Bei der Arbeitslosigkeit unterscheidet man zwei Typen: freiwillige und unfreiwillige Arbeitslosigkeit. Freiwillig arbeitslos sind Menschen, die ihre Arbeitskraft zu dem Lohn, den sie dafür erhalten, nicht anbieten. So wie ein Mensch ein Gut nicht nachfragt, weil er es nicht wertschätzt oder weil er sich schlicht nicht leisten kann, ist es möglich, dass ein Mensch keine Arbeit sucht, weil er es sich leisten kann und die Arbeit an sich nicht ausreichend schätzt. Unfreiwillige Arbeitslosigkeit ist in der Logik von Angebot und Nachfrage ein Überschuss des Arbeitsangebotes über die Nachfrage und deshalb ein Ausdruck eines Ungleichgewichts am Arbeitsmarkt. Zum Beispiel könnten Menschen arbeitslos sein, obwohl sie Arbeit zu einem bestimmten Lohn suchen, aber Unternehmen nicht bereit sind, diesen Lohn zu bezahlen. Nach der oben beschriebenen Logik müsste dann - theoretisch - der Lohn am Arbeitsmarkt sinken.
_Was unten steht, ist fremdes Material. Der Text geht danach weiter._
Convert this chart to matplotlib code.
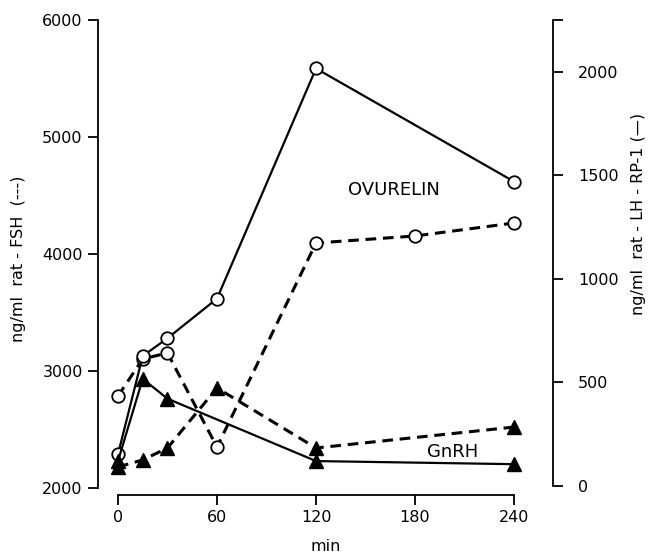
import numpy as np
import matplotlib.pyplot as plt

# time points (min)
t_ovu_lh = [0, 15, 30, 60, 120, 240]
lh_ovu = [153, 627, 713, 904, 2015, 1469]

t_ovu_fsh = [0, 15, 30, 60, 120, 180, 240]
fsh_ovu = [2786, 3103, 3154, 2350, 4094, 4154, 4265]

t_gn_lh = [0, 15, 30, 120, 240]
lh_gn = [120, 517, 421, 120, 105]

t_gn_fsh = [0, 15, 30, 60, 120, 240]
fsh_gn = [2180, 2240, 2342, 2855, 2342, 2521]

fs = 11.5
plt.rcParams['font.family'] = 'DejaVu Sans'

fig = plt.figure(figsize=(6.48, 5.6), dpi=100)
ax = fig.add_axes([98/648, 72/560, 455/648, 468/560])
ax2 = ax.twinx()

dash = (0, (3.5, 2.2))
# FSH (left axis, dashed)
ax.plot(t_ovu_fsh, fsh_ovu, color='black', lw=2.2, linestyle=dash,
        marker='o', ms=9, mfc='white', mec='black', mew=1.3, zorder=3)
ax.plot(t_gn_fsh, fsh_gn, color='black', lw=2.2, linestyle=dash,
        marker='^', ms=10, mfc='black', mec='black', zorder=3)

# LH (right axis, solid)
ax2.plot(t_ovu_lh, lh_ovu, color='black', lw=1.6,
         marker='o', ms=9, mfc='white', mec='black', mew=1.3, zorder=3)
ax2.plot(t_gn_lh, lh_gn, color='black', lw=1.6,
         marker='^', ms=10, mfc='black', mec='black', zorder=3)

ax.set_xlim(-12.1, 263.6)
ax.set_ylim(2000, 6000)
ax2.set_ylim(-10, 2249)

for a in (ax, ax2):
    a.spines['top'].set_visible(False)
    for s in a.spines.values():
        s.set_linewidth(1.3)
    a.patch.set_visible(False)

ax.spines['right'].set_visible(False)
ax.spines['left'].set_bounds(2000, 6000)
ax.spines['bottom'].set_bounds(0, 240)
ax.spines['bottom'].set_position(('outward', 5))
ax2.spines['left'].set_visible(False)
ax2.spines['bottom'].set_visible(False)
ax2.spines['right'].set_bounds(0, 2249)

ax.set_xticks([0, 60, 120, 180, 240])
ax.set_yticks([2000, 3000, 4000, 5000, 6000])
ax2.set_yticks([0, 500, 1000, 1500, 2000, 2249])
ax2.set_yticklabels(['0', '500', '1000', '1500', '2000', ''])

ax.tick_params(axis='both', direction='out', length=7, width=1.3,
               labelsize=fs, pad=4)
ax2.tick_params(axis='y', direction='out', length=7, width=1.3,
                labelsize=fs, pad=11)

ax.set_xlabel('min', fontsize=fs, labelpad=10)
ax.set_ylabel('ng/ml  rat - FSH  (---)', fontsize=fs)
ax.yaxis.set_label_coords(-0.158, 0.49)
ax2.set_ylabel('ng/ml  rat - LH - RP-1 (\u2014)', fontsize=fs)
ax2.yaxis.set_label_coords(1.172, 0.585)

ax.text(167, 4550, 'OVURELIN', fontsize=13, ha='center', va='center')
ax.text(203, 2305, 'GnRH', fontsize=13, ha='center', va='center')

fig.savefig('out.png', dpi=100)
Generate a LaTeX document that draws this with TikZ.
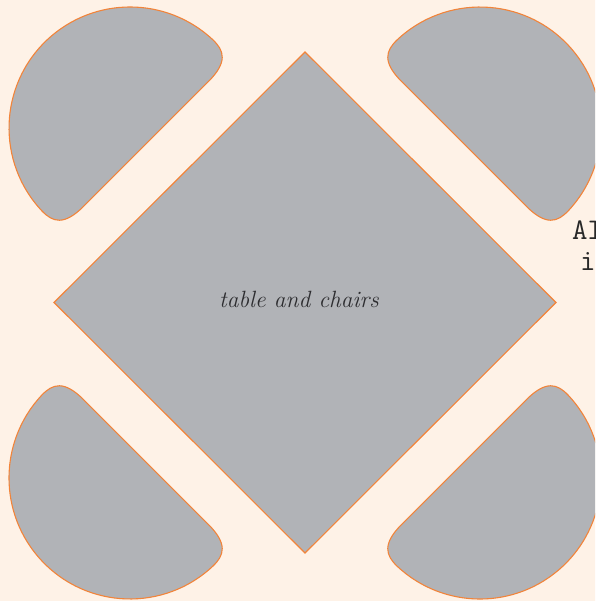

In der Realität aber gibt es kein so einfaches Rezept für die Bekämpfung von Arbeitslosigkeit, denn sinkende Löhne können dazu führen, dass Menschen nicht mehr von ihrer Arbeit leben können und (eigentlich) staatliche Zuwendungen brauchen. Hier zeigt sich, dass eine Gesamtbetrachtung notwendig ist: Würden zum Beispiel mit den Löhnen auch die Preise für Konsumgüter sinken, könnten Arbeitnehmer wieder von ihrem Lohn leben. Dieser Gedanke führt zum Begriff des fairen Lohns, der breit diskutiert wird, wobei sich typischerweise die Überzeugungen der diskutierenden Personen stark unterscheiden. Man hat dies in Deutschland an der Debatte um den Mindestlohn gesehen, der 2016 eingeführt wurde, sieht es aber auch wiederholt daran, wie Tarifverhandlungen zwischen Arbeitgeber- und Arbeitnehmervertretern bewertet werden. Die klassische ökonomische Auffassung setzt faire Löhne mit leistungsgerechten Löhnen gleich, sieht Fairness also darin, den Arbeitenden einen Lohn zu zahlen, der ihrer Leistung entspricht, die sie für das beschäftigende Unternehmen bringen. Die Alternative dazu ist Fairness mit dem Ziel der Existenzsicherung zu verbinden, so dass ein fairer Lohn ein Leben über dem Existenzminimum gewährleisten muss. Bestimmungsfaktor für den Lohn ist dann nicht (allein) die Arbeitsleistung, sondern sind der Arbeitsaufwand und die Lebenshaltungskosten.

Das Experiment „Arbeitsmarkt (mit Mindestlohn)“: Dieses Experiment ähnelt sehr stark dem Basisexperiment zum Gütermarkt, jedoch wird relativ ausführlich zunächst eine konkrete Arbeitsmarktsituation beschrieben (Arbeitssuchende sind Paketzusteller). Der Handel am Markt geschieht wie beim Gütermarkt: Teilnehmer*innen in der Anbieterrolle einer arbeitssuchenden Person können genauso Lohngebote machen wie Teilnehmer*innen in der Nachfragerrolle eines Unternehmens. Auch hier gilt: Sind die Teilnehmer*innen bereits mit dem Gütermarkt vertraut, wird sich schneller (über weniger Handelsrunden) ein stabiles Ergebnis einstellen. Allerdings gilt auch: Durch die konkrete Situationsbeschreibung ist es nicht selbstverständlich, dass sich die standardtheoretische Vorhersage ergibt. (Lohn = p* als Schnittpunkt der Angebots- und Nachfragekurve gemäß den für das Experiment hinterlegten Werten). Das Arbeitsmarktexperiment kann auch in der Variante mit Mindestlohn durchgeführt werden. Die Instruktionen dafür sind kurz gehalten, weil unterstellt wird, dass die Teilnehmer*innen die variante ohne Mindestlohn bereits kennen. Der Mindestlohn beschränkt die möglichen Angebote, die die Teilnehmer*innen machen können, nach unten.